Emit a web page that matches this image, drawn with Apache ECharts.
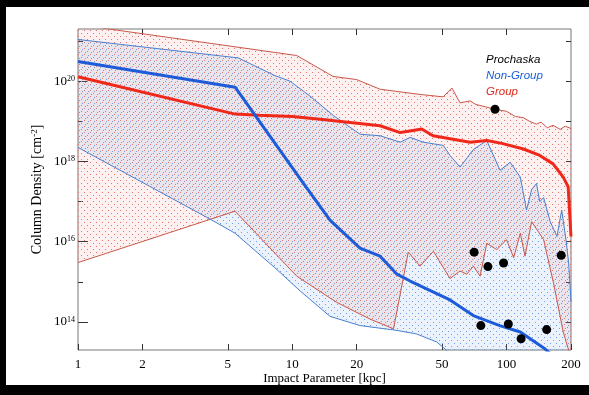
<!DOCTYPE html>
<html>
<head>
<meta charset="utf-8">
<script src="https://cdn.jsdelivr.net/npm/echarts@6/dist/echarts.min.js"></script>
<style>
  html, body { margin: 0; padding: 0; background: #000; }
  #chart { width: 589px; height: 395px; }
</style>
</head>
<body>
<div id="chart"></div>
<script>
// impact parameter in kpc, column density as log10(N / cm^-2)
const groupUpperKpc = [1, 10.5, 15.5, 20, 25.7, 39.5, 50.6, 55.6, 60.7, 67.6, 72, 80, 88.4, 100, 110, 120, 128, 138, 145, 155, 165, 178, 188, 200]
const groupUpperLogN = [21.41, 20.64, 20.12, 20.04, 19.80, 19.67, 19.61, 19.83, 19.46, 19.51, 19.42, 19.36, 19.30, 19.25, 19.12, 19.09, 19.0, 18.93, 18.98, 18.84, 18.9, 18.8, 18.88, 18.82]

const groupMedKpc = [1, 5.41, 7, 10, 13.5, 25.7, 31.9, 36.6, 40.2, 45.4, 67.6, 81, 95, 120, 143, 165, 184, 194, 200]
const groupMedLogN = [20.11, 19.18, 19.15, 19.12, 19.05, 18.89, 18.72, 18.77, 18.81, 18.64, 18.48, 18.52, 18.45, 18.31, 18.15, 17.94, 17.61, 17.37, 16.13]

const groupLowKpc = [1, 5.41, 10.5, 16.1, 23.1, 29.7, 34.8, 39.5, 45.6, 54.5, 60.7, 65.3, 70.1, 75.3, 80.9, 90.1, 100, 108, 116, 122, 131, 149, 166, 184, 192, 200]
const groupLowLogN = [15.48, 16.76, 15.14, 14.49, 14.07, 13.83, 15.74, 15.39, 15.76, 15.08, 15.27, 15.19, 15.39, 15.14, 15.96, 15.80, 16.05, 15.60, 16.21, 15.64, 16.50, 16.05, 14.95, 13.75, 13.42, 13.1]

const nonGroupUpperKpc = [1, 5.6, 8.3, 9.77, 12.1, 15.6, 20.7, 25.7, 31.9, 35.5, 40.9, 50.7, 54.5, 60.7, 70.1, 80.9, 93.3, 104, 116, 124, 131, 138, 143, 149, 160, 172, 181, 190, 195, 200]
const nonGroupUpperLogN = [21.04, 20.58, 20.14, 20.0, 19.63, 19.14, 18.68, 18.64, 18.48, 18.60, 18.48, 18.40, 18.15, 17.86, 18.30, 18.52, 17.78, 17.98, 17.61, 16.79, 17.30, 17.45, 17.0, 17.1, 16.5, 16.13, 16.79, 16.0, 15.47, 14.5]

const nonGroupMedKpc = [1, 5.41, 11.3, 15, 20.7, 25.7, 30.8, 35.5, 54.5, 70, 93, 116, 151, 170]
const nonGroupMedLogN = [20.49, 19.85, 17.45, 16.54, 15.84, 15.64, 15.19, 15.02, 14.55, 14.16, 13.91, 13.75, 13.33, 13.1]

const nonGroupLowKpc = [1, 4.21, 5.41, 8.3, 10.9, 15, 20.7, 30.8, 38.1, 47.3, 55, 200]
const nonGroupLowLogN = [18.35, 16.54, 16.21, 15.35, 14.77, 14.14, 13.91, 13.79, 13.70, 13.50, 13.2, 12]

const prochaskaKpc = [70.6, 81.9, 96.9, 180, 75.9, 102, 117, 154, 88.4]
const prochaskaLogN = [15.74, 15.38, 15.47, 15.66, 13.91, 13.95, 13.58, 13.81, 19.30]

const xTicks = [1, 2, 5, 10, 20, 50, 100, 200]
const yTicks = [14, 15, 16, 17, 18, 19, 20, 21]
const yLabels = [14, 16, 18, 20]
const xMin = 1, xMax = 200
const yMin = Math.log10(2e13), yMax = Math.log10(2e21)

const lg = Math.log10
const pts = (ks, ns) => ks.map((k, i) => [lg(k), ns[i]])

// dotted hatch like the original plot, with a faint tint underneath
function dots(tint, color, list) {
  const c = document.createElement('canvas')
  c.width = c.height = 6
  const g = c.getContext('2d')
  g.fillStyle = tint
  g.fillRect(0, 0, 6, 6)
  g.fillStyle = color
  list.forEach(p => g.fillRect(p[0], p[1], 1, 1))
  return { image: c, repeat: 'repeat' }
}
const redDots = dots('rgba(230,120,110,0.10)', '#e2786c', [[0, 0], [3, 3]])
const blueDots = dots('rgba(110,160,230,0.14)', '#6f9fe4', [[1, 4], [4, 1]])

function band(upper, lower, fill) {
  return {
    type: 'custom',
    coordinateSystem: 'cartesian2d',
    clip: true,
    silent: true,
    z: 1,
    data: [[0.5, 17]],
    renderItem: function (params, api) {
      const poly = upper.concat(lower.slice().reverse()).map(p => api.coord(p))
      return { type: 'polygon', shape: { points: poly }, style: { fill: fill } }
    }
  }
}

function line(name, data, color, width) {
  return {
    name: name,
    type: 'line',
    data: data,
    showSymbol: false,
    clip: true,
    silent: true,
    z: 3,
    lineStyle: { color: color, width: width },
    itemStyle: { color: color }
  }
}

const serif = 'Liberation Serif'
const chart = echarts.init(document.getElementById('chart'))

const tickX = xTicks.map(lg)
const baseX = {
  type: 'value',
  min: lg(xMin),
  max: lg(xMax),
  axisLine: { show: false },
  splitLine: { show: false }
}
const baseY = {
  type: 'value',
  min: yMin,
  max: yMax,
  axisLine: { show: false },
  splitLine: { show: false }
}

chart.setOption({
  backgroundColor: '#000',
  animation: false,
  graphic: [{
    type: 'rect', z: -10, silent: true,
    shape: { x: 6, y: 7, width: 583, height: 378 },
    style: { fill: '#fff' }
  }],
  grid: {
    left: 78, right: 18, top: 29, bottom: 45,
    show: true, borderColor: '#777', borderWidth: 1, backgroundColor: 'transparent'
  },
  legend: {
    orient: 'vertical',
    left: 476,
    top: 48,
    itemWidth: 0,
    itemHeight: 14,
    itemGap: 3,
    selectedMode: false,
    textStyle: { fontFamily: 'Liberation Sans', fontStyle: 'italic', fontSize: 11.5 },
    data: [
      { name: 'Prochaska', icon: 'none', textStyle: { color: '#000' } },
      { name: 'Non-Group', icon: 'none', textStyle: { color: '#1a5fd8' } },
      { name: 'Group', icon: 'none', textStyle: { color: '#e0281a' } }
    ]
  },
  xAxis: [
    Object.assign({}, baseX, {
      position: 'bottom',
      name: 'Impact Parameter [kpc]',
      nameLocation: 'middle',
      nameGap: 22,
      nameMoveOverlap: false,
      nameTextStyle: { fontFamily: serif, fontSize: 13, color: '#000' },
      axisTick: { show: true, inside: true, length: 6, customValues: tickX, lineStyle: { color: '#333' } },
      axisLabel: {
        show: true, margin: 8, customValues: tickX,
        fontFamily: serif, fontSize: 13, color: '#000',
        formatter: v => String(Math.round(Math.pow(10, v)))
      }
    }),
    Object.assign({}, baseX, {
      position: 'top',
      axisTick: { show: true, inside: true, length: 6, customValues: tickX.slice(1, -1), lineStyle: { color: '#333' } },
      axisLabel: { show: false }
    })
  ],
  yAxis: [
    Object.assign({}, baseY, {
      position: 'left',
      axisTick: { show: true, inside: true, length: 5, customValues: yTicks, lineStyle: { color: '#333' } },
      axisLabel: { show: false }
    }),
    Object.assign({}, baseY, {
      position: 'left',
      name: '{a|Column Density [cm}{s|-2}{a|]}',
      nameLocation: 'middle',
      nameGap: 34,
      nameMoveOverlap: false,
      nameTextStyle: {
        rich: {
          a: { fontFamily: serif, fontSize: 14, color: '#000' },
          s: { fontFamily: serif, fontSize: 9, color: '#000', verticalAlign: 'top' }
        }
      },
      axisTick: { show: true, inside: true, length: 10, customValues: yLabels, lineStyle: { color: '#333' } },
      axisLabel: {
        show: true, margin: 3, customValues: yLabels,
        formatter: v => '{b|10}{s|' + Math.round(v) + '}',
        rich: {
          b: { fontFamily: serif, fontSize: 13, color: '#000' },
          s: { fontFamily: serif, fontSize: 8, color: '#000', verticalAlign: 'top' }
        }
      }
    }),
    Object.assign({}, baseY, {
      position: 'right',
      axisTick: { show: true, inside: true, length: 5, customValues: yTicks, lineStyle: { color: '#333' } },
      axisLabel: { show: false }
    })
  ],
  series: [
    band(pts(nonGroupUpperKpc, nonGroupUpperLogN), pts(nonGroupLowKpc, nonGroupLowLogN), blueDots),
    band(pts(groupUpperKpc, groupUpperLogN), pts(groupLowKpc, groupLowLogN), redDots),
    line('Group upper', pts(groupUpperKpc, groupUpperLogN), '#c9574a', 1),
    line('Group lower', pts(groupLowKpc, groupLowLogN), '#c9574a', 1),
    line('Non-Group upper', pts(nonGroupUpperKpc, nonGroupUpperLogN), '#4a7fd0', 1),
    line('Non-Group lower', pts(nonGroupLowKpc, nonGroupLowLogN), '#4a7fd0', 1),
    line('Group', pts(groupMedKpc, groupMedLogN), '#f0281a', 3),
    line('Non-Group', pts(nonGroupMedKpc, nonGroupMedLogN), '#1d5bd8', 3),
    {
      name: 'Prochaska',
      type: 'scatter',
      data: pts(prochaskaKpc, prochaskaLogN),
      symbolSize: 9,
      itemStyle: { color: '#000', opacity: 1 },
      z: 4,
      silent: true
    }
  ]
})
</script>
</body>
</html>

* * * * * * *

From the first line of the listing above, repeat every line through the one holding "18.8, 18.88, 18.82]". Both ends count, and pictures stay out.

Emit a web page that matches this image, drawn with Apache ECharts.
<!DOCTYPE html>
<html>
<head>
<meta charset="utf-8">
<script src="https://cdn.jsdelivr.net/npm/echarts@6/dist/echarts.min.js"></script>
<style>
  html, body { margin: 0; padding: 0; background: #000; }
  #chart { width: 589px; height: 395px; }
</style>
</head>
<body>
<div id="chart"></div>
<script>
// impact parameter in kpc, column density as log10(N / cm^-2)
const groupUpperKpc = [1, 10.5, 15.5, 20, 25.7, 39.5, 50.6, 55.6, 60.7, 67.6, 72, 80, 88.4, 100, 110, 120, 128, 138, 145, 155, 165, 178, 188, 200]
const groupUpperLogN = [21.41, 20.64, 20.12, 20.04, 19.80, 19.67, 19.61, 19.83, 19.46, 19.51, 19.42, 19.36, 19.30, 19.25, 19.12, 19.09, 19.0, 18.93, 18.98, 18.84, 18.9, 18.8, 18.88, 18.82]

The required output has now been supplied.